When God created everything, he created a beautiful and good world, and we know from our own experience today that despite creation’s fall into sin and the brokenness and ugliness that resulted, the world still retains much of the same beauty it had from the beginning. Whether you like to spend your time looking up at a starry night sky, exploring forests and waterfalls, watching sunsets, or experiencing the beauty inherent in healthy, loving human relationships, it is clear that our world today reflects the glory of its creator in remarkable ways. 

Most of us can recognize beauty when we see it. The way our hearts and minds respond to seeing something beautiful is unmistakable, and yet, I think fewer of us would feel like we could provide a sufficient answer if someone were to ask us the question “what is beauty, and where does it come from?” Beauty is very easy to recognize and yet remarkably difficult to define, and it has been a topic of conversation among many of the world’s greatest philosophers for centuries. Is beauty subjective (i.e., in the eye of the beholder)? Or is beauty something objective that remains true for everyone regardless of personal preferences? While many have argued for a whole host of perspectives throughout the centuries, the Bible helps us to understand that anything beautiful we experience in this world carries a reflected beauty. Like the moon only shines brightly in the sky at night because it reflects the great light of the sun, the beauty we see around us in creation doesn’t spring up from nowhere. Rather, it is a reflection of the beauty, splendour, glory, and majesty of the one who created it.

Psalm 19 famously begins with a well known verse—“The heavens declare the glory of God, and the sky above proclaims his handiwork.” And while this verse speaks particularly of the heavens—we know that God created both the heavens and the Earth, and the Earth itself also declares the glory of God in so many ways. When scripture uses words like these—splendour, glory, majesty—it speaks to the beauty of the God who is the source of all beauty. Anything that is beautiful in this world reflects the glorious God who is absolutely perfect in all of his ways and who has created us to delight in him in perfect relationship for all eternity.

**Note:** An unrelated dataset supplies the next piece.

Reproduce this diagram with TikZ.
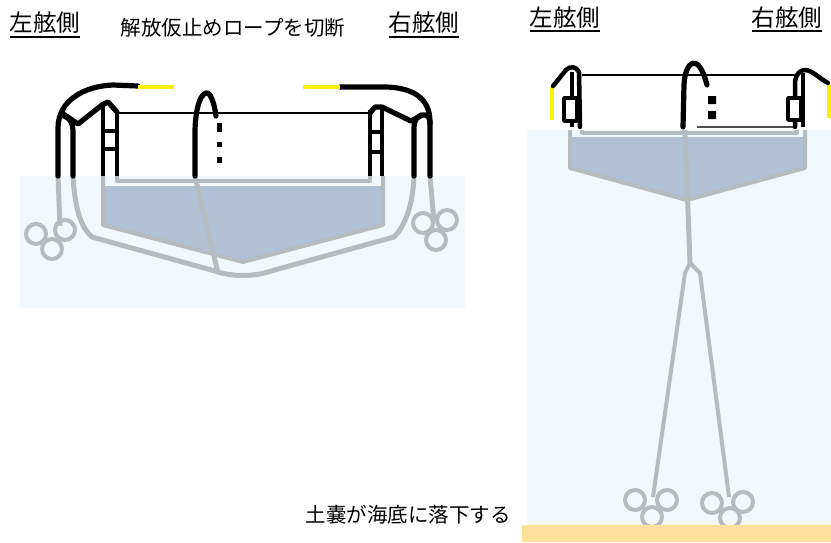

We find beautiful things to be beautiful because we were made to delight in the one who created them. Rather than being beautiful for their own sake, these things are ultimately designed to draw our hearts toward the God whose infinite beauty has been written into our souls from the beginning of creation. And so let us not merely be content to enjoy the good and beautiful things in this world for their own sake, but let us also seek to be those who allow those things to draw our eyes toward the God they so wonderfully and powerfully proclaim!